The FM later countered Rahul, saying, “Since he has been using abbreviations, I would like to ask, was he playing in the lap of one Q,” using the initial of the controversial Italian businessman, Ottavio Quattrocchi, who was a close friend of the Gandhi family and a key accused in the Bofors case.

The mix of barbs and banter threatened to derail the debate itself, but for Kalikesh Narayan Singh Deo, the young BJD MP from Odisha, whose interjection was both short and to the point. “Where are the pricing details of Rafale? Why not have the House take a closer look at the deal, which has paralysed the Indian Air Force? Jaitley has cherrypicked facts. Why is the pricing of the deal available everywhere except the official sources?” Not only were his queries brief and sharp, they gave an idea of which way the BJD—never a trenchant government critic—wind was blowing.

AZHAR’S WRIST WORK

Persistent rumours that cricketing ace-turned-Congress politician Mohammed Azharuddin would be joining the Telangana Rashtra Samithi to contest the 2019 general election have now been staunchly denied by the former Indian skipper in a tweet: “The news doing the rounds in the media of me joining the TRS party in Telangana is incorrect & false.” He is now firmly entrenched in Telangana politics as one of the Congress’s state working committee presidents.
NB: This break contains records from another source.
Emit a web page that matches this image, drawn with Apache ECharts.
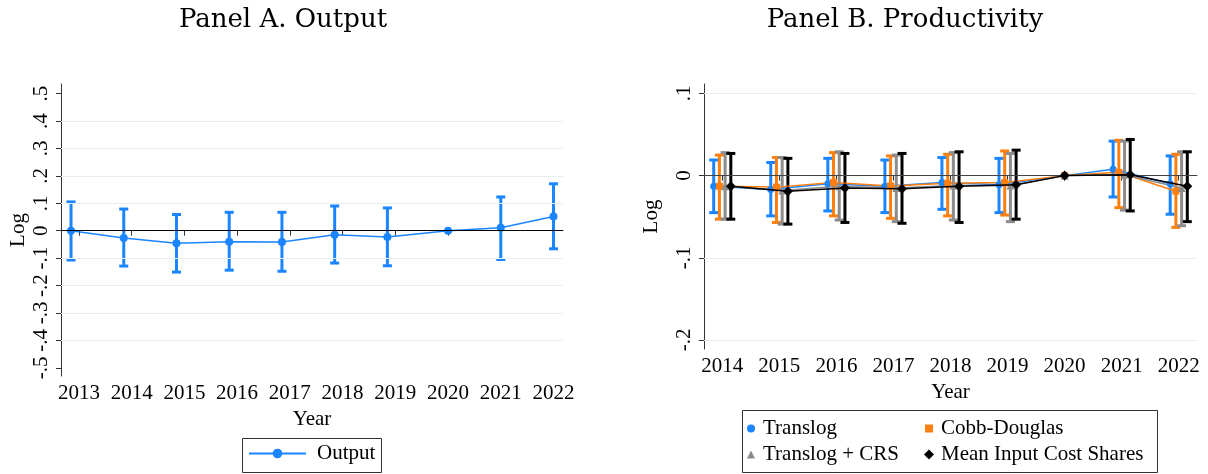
<!DOCTYPE html>
<html><head><meta charset="utf-8">
<script src="https://cdn.jsdelivr.net/npm/echarts@6/dist/echarts.min.js"></script>
<style>html,body{margin:0;padding:0;background:#fff}#c{width:1208px;height:474px}</style>
</head><body><div id="c"></div>
<script>
// ---------- Panel A data ----------
const yearsA = [2013, 2014, 2015, 2016, 2017, 2018, 2019, 2020, 2021, 2022];
const outputX = [2012.85, 2013.85, 2014.85, 2015.85, 2016.85, 2017.85, 2018.85, 2020, 2021, 2022];
const outputY = [0.0, -0.027, -0.046, -0.040, -0.041, -0.015, -0.023, 0, 0.011, 0.052];
const outputLo = [-0.107, -0.129, -0.151, -0.144, -0.148, -0.118, -0.128, null, -0.105, -0.066];
const outputHi = [0.105, 0.079, 0.059, 0.067, 0.067, 0.090, 0.083, null, 0.123, 0.171];
const yTicksA = [-0.5, -0.4, -0.3, -0.2, -0.1, 0, 0.1, 0.2, 0.3, 0.4, 0.5];

// ---------- Panel B data ----------
const yearsB = [2014, 2015, 2016, 2017, 2018, 2019, 2020, 2021, 2022];
const yTicksB = [-0.2, -0.1, 0, 0.1];
const translogX = [2013.85, 2014.85, 2015.85, 2016.85, 2017.85, 2018.85, 2020, 2020.85, 2021.85];
const translogY = [-0.013, -0.017, -0.010, -0.013, -0.0085, -0.011, 0, 0.0077, -0.010];
const translogLo = [-0.045, -0.049, -0.043, -0.045, -0.041, -0.045, null, -0.026, -0.047];
const translogHi = [0.019, 0.016, 0.021, 0.019, 0.022, 0.021, null, 0.042, 0.024];
const cobbX = [2013.95, 2014.95, 2015.95, 2016.95, 2017.95, 2018.95, 2020, 2020.95, 2021.95];
const cobbY = [-0.013, -0.014, -0.0085, -0.0126, -0.0093, -0.0085, 0, 0.004, -0.019];
const cobbLo = [-0.053, -0.057, -0.049, -0.052, -0.049, -0.048, null, -0.039, -0.063];
const cobbHi = [0.025, 0.022, 0.028, 0.024, 0.026, 0.030, null, 0.043, 0.026];
const crsX = [2014.05, 2015.05, 2016.05, 2017.05, 2018.05, 2019.05, 2020, 2021.05, 2022.05];
const crsY = [-0.013, -0.018, -0.013, -0.015, -0.012, -0.012, 0, 0.001, -0.015];
const crsLo = [-0.053, -0.059, -0.054, -0.056, -0.054, -0.056, null, -0.042, -0.061];
const crsHi = [0.028, 0.022, 0.029, 0.025, 0.028, 0.027, null, 0.042, 0.029];
const meanX = [2014.15, 2015.15, 2016.15, 2017.15, 2018.15, 2019.15, 2020, 2021.15, 2022.15];
const meanY = [-0.013, -0.019, -0.015, -0.016, -0.013, -0.011, 0, 0.001, -0.013];
const meanLo = [-0.053, -0.059, -0.057, -0.058, -0.057, -0.053, null, -0.043, -0.056];
const meanHi = [0.027, 0.021, 0.027, 0.027, 0.029, 0.031, null, 0.044, 0.029];

// ---------- styling ----------
const SERIF = '"Liberation Serif", "Times New Roman", serif';
const TITLE_FONT = '"DejaVu Serif", serif';
const FS = 21;
const BLUE = '#1a85ff', ORANGE = '#ff7f0e', GRAY = '#8c8c8c', BLACK = '#000000';
const AXIS_COLOR = '#333333';
const GRID_COLOR = '#e8eff2';

function statFmt(v) {
  const r = Math.round(v * 10) / 10;
  if (r === 0) return '0';
  let s = r.toFixed(1);
  return s.replace(/^(-?)0\./, '$1.');
}

function pts(xs, ys) { return xs.map((x, i) => [x, ys[i]]); }
function bars(xs, lo, hi) { return xs.map((x, i) => [x, lo[i], hi[i]]); }

function errorBarSeries(xIdx, yIdx, data, color, z) {
  return {
    type: 'custom', xAxisIndex: xIdx, yAxisIndex: yIdx, z: z, silent: true,
    data: data,
    encode: { x: 0, y: [1, 2] },
    renderItem: function (params, api) {
      const x = api.value(0), lo = api.value(1), hi = api.value(2);
      if (lo == null || hi == null || isNaN(lo) || isNaN(hi)) return null;
      const p1 = api.coord([x, hi]);
      const p2 = api.coord([x, lo]);
      const hw = 4.5;
      const st = { stroke: color, lineWidth: 3, lineCap: 'butt' };
      return {
        type: 'group',
        children: [
          { type: 'line', shape: { x1: p1[0], y1: p1[1], x2: p2[0], y2: p2[1] }, style: st },
          { type: 'line', shape: { x1: p1[0] - hw, y1: p1[1], x2: p1[0] + hw, y2: p1[1] }, style: st },
          { type: 'line', shape: { x1: p2[0] - hw, y1: p2[1], x2: p2[0] + hw, y2: p2[1] }, style: st }
        ]
      };
    }
  };
}

function refLines(ticks, zeroColor, skip) {
  const data = ticks.filter(v => v !== 0 && skip.indexOf(v) < 0).map(v => ({ yAxis: v, lineStyle: { color: GRID_COLOR, width: 1, type: 'solid' } }));
  data.push({ yAxis: 0, lineStyle: { color: zeroColor, width: 1, type: 'solid' } });
  return { silent: true, symbol: 'none', label: { show: false }, animation: false, data: data };
}

function xAxisCfg(gridIndex, min, max, years, gap) {
  return {
    type: 'value', gridIndex: gridIndex, min: min, max: max,
    name: 'Year', nameLocation: 'middle', nameGap: gap,
    nameTextStyle: { fontFamily: SERIF, fontSize: FS, color: '#000' },
    axisLine: { show: true, lineStyle: { color: AXIS_COLOR, width: 1 } },
    axisTick: { show: true, length: 5, lineStyle: { color: AXIS_COLOR }, customValues: years },
    axisLabel: { fontFamily: SERIF, fontSize: FS, color: '#000', margin: 7, customValues: years, formatter: v => String(Math.round(v)) },
    splitLine: { show: false }
  };
}
function yAxisCfg(gridIndex, min, max, ticks, gap) {
  return {
    type: 'value', gridIndex: gridIndex, min: min, max: max,
    name: 'Log', nameLocation: 'middle', nameGap: gap, nameRotate: 90,
    nameTextStyle: { fontFamily: SERIF, fontSize: FS, color: '#000' },
    axisLine: { show: true, lineStyle: { color: AXIS_COLOR, width: 1 } },
    axisTick: { show: true, length: 5, lineStyle: { color: AXIS_COLOR }, customValues: ticks },
    axisLabel: { fontFamily: SERIF, fontSize: FS, color: '#000', margin: 9, rotate: 90, customValues: ticks, formatter: statFmt },
    splitLine: { show: false }
  };
}

const chart = echarts.init(document.getElementById('c'), null, { renderer: 'canvas' });

const legendText = { fontFamily: SERIF, fontSize: FS, color: '#000' };

const option = {
  backgroundColor: '#ffffff',
  animation: false,
  title: [
    { text: 'Panel A. Output', left: 283, top: 7, textAlign: 'center', padding: 0,
      textStyle: { fontFamily: TITLE_FONT, fontSize: 26, fontWeight: 'normal', color: '#000' } },
    { text: 'Panel B. Productivity', left: 905, top: 7, textAlign: 'center', padding: 0,
      textStyle: { fontFamily: TITLE_FONT, fontSize: 26, fontWeight: 'normal', color: '#000' } }
  ],
  grid: [
    { left: 61, top: 84, width: 502, height: 292, containLabel: false },
    { left: 704, top: 84, width: 493, height: 265, containLabel: false }
  ],
  xAxis: [
    xAxisCfg(0, 2012.66, 2022.18, yearsA, 30),
    xAxisCfg(1, 2013.68, 2022.32, yearsB, 29)
  ],
  yAxis: [
    yAxisCfg(0, -0.53, 0.535, yTicksA, 32),
    yAxisCfg(1, -0.211, 0.1115, yTicksB, 42)
  ],
  legend: [
    { data: ['Output'], left: 248, top: 443, itemWidth: 57, itemHeight: 12, padding: 0,
      textStyle: Object.assign({ padding: [0, 0, 0, 6] }, legendText), selectedMode: false },
    { data: [{ name: 'Translog', icon: 'circle' }], left: 747, top: 418, itemWidth: 8, itemHeight: 8, padding: 0,
      textStyle: Object.assign({ padding: [0, 0, 0, 3] }, legendText), selectedMode: false },
    { data: [{ name: 'Cobb-Douglas', icon: 'rect' }], left: 925, top: 418, itemWidth: 8, itemHeight: 8, padding: 0,
      textStyle: Object.assign({ padding: [0, 0, 0, 3] }, legendText), selectedMode: false },
    { data: [{ name: 'Translog + CRS', icon: 'triangle' }], left: 747, top: 444, itemWidth: 8, itemHeight: 8, padding: 0,
      textStyle: Object.assign({ padding: [0, 0, 0, 3] }, legendText), selectedMode: false },
    { data: [{ name: 'Mean Input Cost Shares', icon: 'diamond' }], left: 924, top: 444, itemWidth: 10, itemHeight: 10, padding: 0,
      textStyle: Object.assign({ padding: [0, 0, 0, 2] }, legendText), selectedMode: false }
  ],
  graphic: [
    { type: 'rect', shape: { x: 242.5, y: 438.5, width: 139, height: 34 }, style: { fill: 'none', stroke: '#333', lineWidth: 1 }, silent: true },
    { type: 'rect', shape: { x: 742.5, y: 410.5, width: 415, height: 62 }, style: { fill: 'none', stroke: '#333', lineWidth: 1 }, silent: true }
  ],
  series: [
    // Panel A
    { type: 'line', name: 'refA', xAxisIndex: 0, yAxisIndex: 0, data: [], z: 1, markLine: refLines(yTicksA, '#000', [-0.5, 0.5]) },
    errorBarSeries(0, 0, bars(outputX, outputLo, outputHi), BLUE, 3),
    { type: 'line', name: 'Output', xAxisIndex: 0, yAxisIndex: 0, data: pts(outputX, outputY), z: 4,
      symbol: 'circle', symbolSize: 8, showSymbol: true, itemStyle: { color: BLUE }, lineStyle: { color: BLUE, width: 1.5 } },
    // Panel B
    { type: 'line', name: 'refB', xAxisIndex: 1, yAxisIndex: 1, data: [], z: 1, markLine: refLines(yTicksB, '#444', []) },
    errorBarSeries(1, 1, bars(translogX, translogLo, translogHi), BLUE, 3),
    errorBarSeries(1, 1, bars(cobbX, cobbLo, cobbHi), ORANGE, 3),
    errorBarSeries(1, 1, bars(crsX, crsLo, crsHi), GRAY, 3),
    errorBarSeries(1, 1, bars(meanX, meanLo, meanHi), BLACK, 3),
    { type: 'line', name: 'Translog', xAxisIndex: 1, yAxisIndex: 1, data: pts(translogX, translogY), z: 4,
      symbol: 'circle', symbolSize: 7, itemStyle: { color: BLUE }, lineStyle: { color: BLUE, width: 1.5 } },
    { type: 'line', name: 'Cobb-Douglas', xAxisIndex: 1, yAxisIndex: 1, data: pts(cobbX, cobbY), z: 4,
      symbol: 'rect', symbolSize: 7, itemStyle: { color: ORANGE }, lineStyle: { color: ORANGE, width: 1.5 } },
    { type: 'line', name: 'Translog + CRS', xAxisIndex: 1, yAxisIndex: 1, data: pts(crsX, crsY), z: 4,
      symbol: 'triangle', symbolSize: 8, itemStyle: { color: GRAY }, lineStyle: { color: GRAY, width: 1.5 } },
    { type: 'line', name: 'Mean Input Cost Shares', xAxisIndex: 1, yAxisIndex: 1, data: pts(meanX, meanY), z: 5,
      symbol: 'diamond', symbolSize: 10, itemStyle: { color: BLACK }, lineStyle: { color: BLACK, width: 1.5 } }
  ]
};
chart.setOption(option);
</script>
</body></html>
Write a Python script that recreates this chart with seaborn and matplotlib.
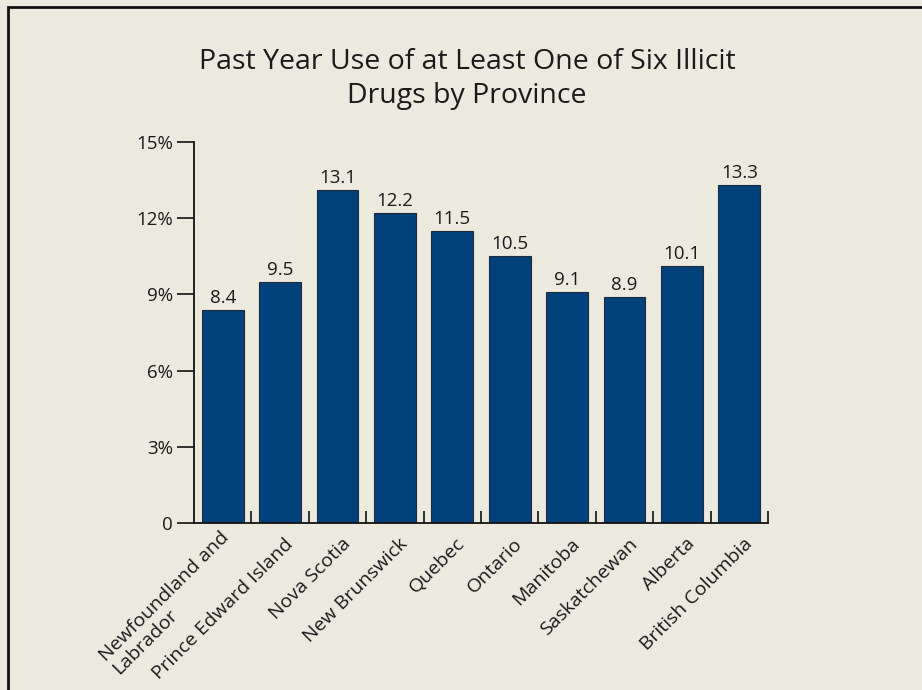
import matplotlib
matplotlib.use("Agg")
import matplotlib.pyplot as plt
import seaborn as sns
import pandas as pd
from matplotlib.patches import Rectangle
from matplotlib.ticker import FixedLocator
from matplotlib.transforms import ScaledTranslation

provinces = ["Newfoundland and\nLabrador", "Prince Edward Island", "Nova Scotia",
             "New Brunswick", "Quebec", "Ontario", "Manitoba", "Saskatchewan",
             "Alberta", "British Columbia"]
values = [8.4, 9.5, 13.1, 12.2, 11.5, 10.5, 9.1, 8.9, 10.1, 13.3]
yticks = [0, 3, 6, 9, 12, 15]
ytick_labels = ["0", "3%", "6%", "9%", "12%", "15%"]
title = "Past Year Use of at Least One of Six Illicit\nDrugs by Province"

bg = "#ECE9DF"
bar_color = "#00417B"
text_color = "#1A1A1A"

sns.set_theme(style="white")
plt.rcParams["font.family"] = ["Open Sans", "DejaVu Sans"]

fig = plt.figure(figsize=(9.22, 6.90), dpi=100)
fig.patch.set_facecolor(bg)
ax = fig.add_axes([194/922, 1-523/690, (768-194)/922, (523-142)/690])
ax.set_facecolor(bg)

df = pd.DataFrame({"province": provinces, "value": values})
sns.barplot(data=df, x="province", y="value", color=bar_color, saturation=1,
            width=0.73, edgecolor="#1E2A38", linewidth=0.8, ax=ax)

ax.set_xlim(-0.5, len(provinces) - 0.5)
ax.set_ylim(0, 15)
ax.set_yticks(yticks)
ax.set_yticklabels(ytick_labels, fontsize=13.5, color=text_color)
ax.set_xlabel("")
ax.set_ylabel("")

for s in ["top", "right"]:
    ax.spines[s].set_visible(False)
for s in ["left", "bottom"]:
    ax.spines[s].set_color("#111111")
    ax.spines[s].set_linewidth(1.3)

ax.tick_params(axis="y", left=True, direction="out", length=12, width=1.3, color="#222222", pad=3)
ax.tick_params(axis="x", which="major", bottom=True, length=0, pad=13)
ax.xaxis.set_minor_locator(FixedLocator([i + 0.5 for i in range(len(provinces))]))
ax.tick_params(axis="x", which="minor", bottom=True, direction="in", length=9, width=1.3, color="#222222")

ax.set_xticks(range(len(provinces)))
ax.set_xticklabels(provinces, rotation=45, ha="right", va="center", rotation_mode="anchor",
                   fontsize=14, color=text_color, linespacing=1.0, multialignment="left")
offset = ScaledTranslation(10/100, 0, fig.dpi_scale_trans)
for lbl in ax.get_xticklabels():
    lbl.set_transform(lbl.get_transform() + offset)

for i, v in enumerate(values):
    ax.text(i, v + 0.12, f"{v:.1f}", ha="center", va="bottom", fontsize=13.5, color=text_color)

fig.text(467/922, 1-79/690, title, ha="center", va="center", fontsize=20.5,
         color=text_color, linespacing=1.3)

fig.patches.append(Rectangle((8/922, -0.1), 1.2, 1.1 - 7/690, transform=fig.transFigure,
                             fill=False, edgecolor="#111111", linewidth=2.0))

fig.savefig("out.png", dpi=100, facecolor=bg)
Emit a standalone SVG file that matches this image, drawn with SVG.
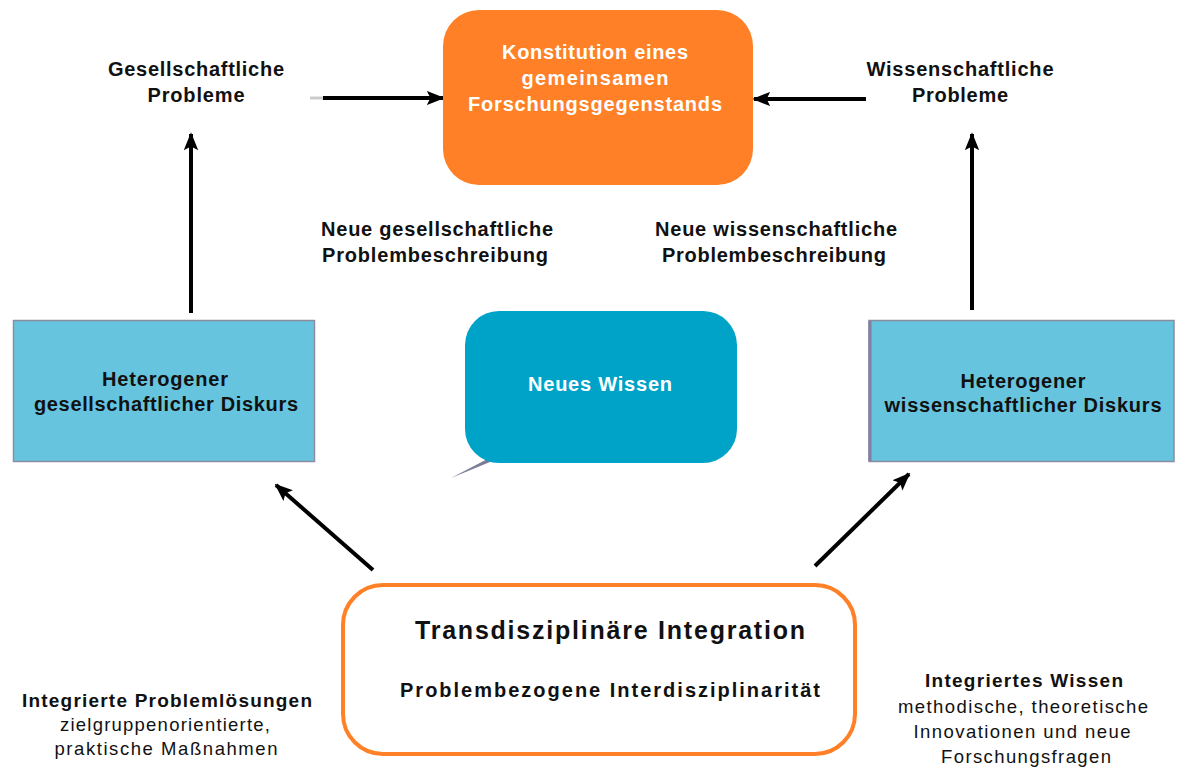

The buzz about Azhar ditching the Grand Old Party, which he joined in 2009 and successfully contested his first election from UP’s Moradabad, started when some of his supporters began spreading the word that he would like to contest from the Secunderabad Lok Sabha constituency this time and had received approval from the party chieftains in Delhi.

The Secunderabad option, however, met tough resistance from the Greater Hyderabad Congress Committee president, Anjan Kumar Yadav, who believes he has a better foothold there. Azhar, sources say, was displeased with this rebuff and sent an informal feeler to Telangana CM K Chandrasekhar Rao and his son, KT Rama Rao.

As of now, it is still uncertain from where Azhar will contest.